You are permitted to change your image but if you could just change the URL in your original post and leave an edited comment with it.

Thanks and enjoy 
--------------------------------------------------------
My entry:

http://i4.photobucket.com/albums/y145/vroom_skies/Photography/Nature/3I.jpg


----------



## Ben (Apr 25, 2008)

woo for inversion, this should be interesting 

http://i128.photobucket.com/albums/p177/Unauthorized_User/IMG_0393-1.jpg


----------



## vroom_skies (Apr 25, 2008)

Hopefully.
I tried to keep it open, so basically anyone can enter.

Bob


----------



## ThatGuy16 (Apr 25, 2008)

I think this one turned out pretty good.
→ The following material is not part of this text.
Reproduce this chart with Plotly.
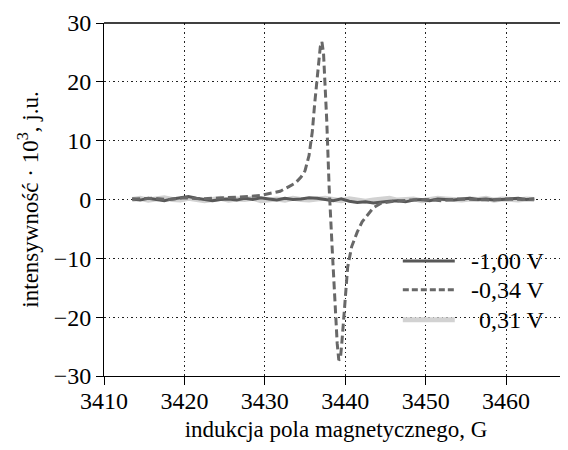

The few other pictures i stored right now, are ugly inverted 

http://i151.photobucket.com/albums/s145/Coreyhm1/DSCF2743newi.jpg


----------



## vroom_skies (Apr 25, 2008)

O, nice


----------



## theryaner (Apr 25, 2008)

pancakes.


----------



## MBGraphics (Apr 25, 2008)

Here's mine 




http://i93.photobucket.com/albums/l59/Michael_B_01/Animals/IMG_4885.jpg


----------



## Egon (Apr 25, 2008)

http://img254.imageshack.us/img254/6707/invertedfu9.png


----------



## Kornowski (Apr 25, 2008)

Good idea! 

 I can't decide between these two, I'll remove one of them later today, if that's Ok?


----------



## ghost (Apr 25, 2008)

The cable cart pic looks ace Kornowski.


----------



## Kornowski (Apr 25, 2008)

ghost said:


> The cable cart pic looks ace Kornowski.



Thanks man!
I'm kinda of leaning towards the fly at the moment, Hmmm...


----------



## munkyeetr (Apr 25, 2008)

Here's my entry:


----------



## Punk (Apr 25, 2008)

Ok here is mine:

http://i134.photobucket.com/albums/q120/webbenji/invert.jpg


----------



## Punk (Apr 25, 2008)

Kornowski can you post the original of the bug?
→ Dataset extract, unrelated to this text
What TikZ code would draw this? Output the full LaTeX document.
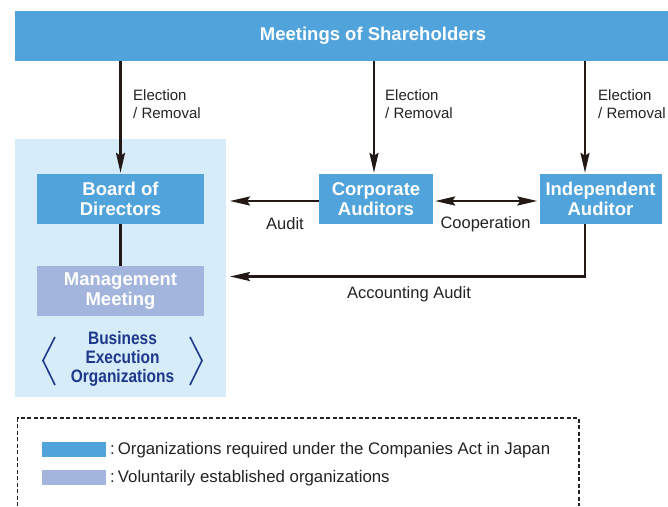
\documentclass[tikz,border=0pt]{standalone}
\usepackage{fontspec}
\setmainfont{Liberation Sans}
\newfontfamily\narrowbold[FakeStretch=0.86]{Liberation Sans Bold}
\usetikzlibrary{arrows.meta}
\definecolor{blueA}{RGB}{80,163,219}
\definecolor{lightbg}{RGB}{214,236,249}
\definecolor{lavender}{RGB}{163,181,221}
\definecolor{darkblue}{RGB}{30,56,140}
\definecolor{arrowc}{RGB}{35,24,21}
\definecolor{txtc}{RGB}{35,35,35}
\begin{document}
\begin{tikzpicture}[x=1pt,y=-1pt,
  conn/.style={draw=arrowc, line width=2.3pt},
  arr/.style={conn, -{Stealth[length=20pt,width=9pt,inset=3pt]}, shorten >=1pt},
  arr2/.style={conn, {Stealth[length=20pt,width=9pt,inset=3pt]}-{Stealth[length=20pt,width=9pt,inset=3pt]}, shorten >=2pt, shorten <=2pt},
  boxfont/.style={font=\bfseries\fontsize{18.5}{20.5}\selectfont},
  orgbox/.style={boxfont, fill=blueA, text=white, align=center, inner sep=0pt, minimum height=50pt},
  volbox/.style={orgbox, fill=lavender},
  lbl/.style={text=txtc, inner sep=0pt, font=\fontsize{16.5}{19}\selectfont},
  elbl/.style={text=txtc, inner sep=0pt, anchor=west, align=left, font=\fontsize{15}{17.5}\selectfont},
  bracket/.style={draw=darkblue, line width=1.6pt},
  swatch/.style={inner sep=0pt, minimum width=64pt, minimum height=14.5pt},
  legtext/.style={text=txtc, inner sep=0pt, anchor=west, font=\fontsize{16.8}{19}\selectfont},
  legbox/.style={draw=txtc, line width=1.2pt, dash pattern=on 4pt off 2.5pt}
]
\useasboundingbox (0,0) rectangle (668,506);
\fill[white] (0,0) rectangle (668,506);

% light background region
\fill[lightbg] (15,139) rectangle (226,397);

% header
\node[boxfont, fill=blueA, text=white, inner sep=0pt, minimum width=653pt, minimum height=50pt] (sh) at (341.5,36) {\hspace*{63pt}Meetings of Shareholders};

% boxes
\node[orgbox, minimum width=167pt] (board) at (120.5,199) {Board of\\Directors};
\node[volbox, minimum width=167pt] (mgmt) at (120.5,291) {Management\\Meeting};
\node[orgbox, minimum width=114pt] (corp) at (376,199) {Corporate\\Auditors};
\node[orgbox, minimum width=122pt] (ind) at (600.5,199) {Independent\\Auditor};

% business execution organizations
\node[font=\narrowbold\fontsize{18}{19}\selectfont, text=darkblue, align=center, inner sep=0pt] (biz) at (122.5,359) {Business\\Execution\\Organizations};
\draw[bracket] (55,337) -- (43,360.5) -- (55,385);
\draw[bracket] (190,337) -- (202,360.5) -- (190,385);

% election arrows
\draw[arr] (sh.south -| board.north) -- (board.north);
\draw[arr] (sh.south -| 374,0) -- (corp.north -| 374,0);
\draw[arr] (sh.south -| 585,0) -- (ind.north -| 585,0);
\node[elbl] (e1) at (133,104) {Election\\/ Removal};
\node[elbl] (e2) at (385,104) {Election\\/ Removal};
\node[elbl] (e3) at (598,104) {Election\\/ Removal};

% board - management
\draw[conn] (board.south) -- (mgmt.north);

% audit
\coordinate (auditend) at (229,201);
\draw[arr] (corp.west |- auditend) -- (auditend);
\node[lbl] (audit) at (285,224) {Audit};

% cooperation
\draw[arr2] (corp.east |- auditend) -- (ind.west |- auditend);
\node[lbl] (coop) at (485.5,224) {Cooperation};

% accounting audit
\coordinate (acctend) at (229,276.5);
\draw[arr] (ind.south -| 585,0) |- (acctend);
\node[lbl] (acct) at (409,294) {Accounting Audit};

% legend
\draw[legbox] (17.5,506) -- (17.5,418) -- (579,418) -- (579,506);
\node[swatch, fill=blueA] (sw1) at (73.7,449.5) {};
\node[swatch, fill=lavender] (sw2) at (73.7,477.5) {};
\node[legtext] (l1) at (110,450) {:\hspace{3pt}Organizations required under the Companies Act in Japan};
\node[legtext] (l2) at (110,478) {:\hspace{3pt}Voluntarily established organizations};
\end{tikzpicture}
\end{document}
It looks like a good macrophoto


----------



## jimmymac (Apr 25, 2008)

http://i30.tinypic.com/15otpj7.jpg


----------



## vroom_skies (Apr 25, 2008)

It's up:
http://www.computerforum.com/118712-photo-tourny-voting-inverted.html

Enjoy
Bob


----------



## Ben (Apr 25, 2008)

shucks, I was hoping I could change mine again, ah well


----------



## vroom_skies (Apr 25, 2008)

Aww, sry Ben.
Feel free to post the shot here anyways.

I'd like to see it. 
In fact I might start a inverted pic thread. I like some of these alot.

Bob


----------



## 4NGU$ (Apr 25, 2008)

Kornowski said:


> Good idea!
> 
> I can't decide between these two, I'll remove one of them later today, if that's Ok?





your such a cheat


----------



## Kornowski (Apr 25, 2008)

4NGU$ said:


> your such a cheat



 How so?


----------



## 4NGU$ (Apr 25, 2008)

well your not allowed to ask opinions 





> Only one picture may be posted at a time, if you decide to change it, please edit the original post.




cheat  

j/k just read the rules


----------



## speedyink (Apr 25, 2008)

Dammit, I missed this one.  I was gonna post it last night but toally forgot.  I'll have to wait for the inverted thread


----------



## vroom_skies (Apr 25, 2008)

It's been up for a little while now:
http://www.computerforum.com/118718-show-me-inversions.html


----------



## Irishwhistle (Apr 25, 2008)

Darnet! 10 already! Why do you always start the tourneys when I have school?


----------



## speedyink (Apr 25, 2008)

vroom_skies said:


> It's been up for a little while now:
> http://www.computerforum.com/118718-show-me-inversions.html



Yeah, saw that right after I posted, lol.  I'll have to wait till I get home to post any though.


----------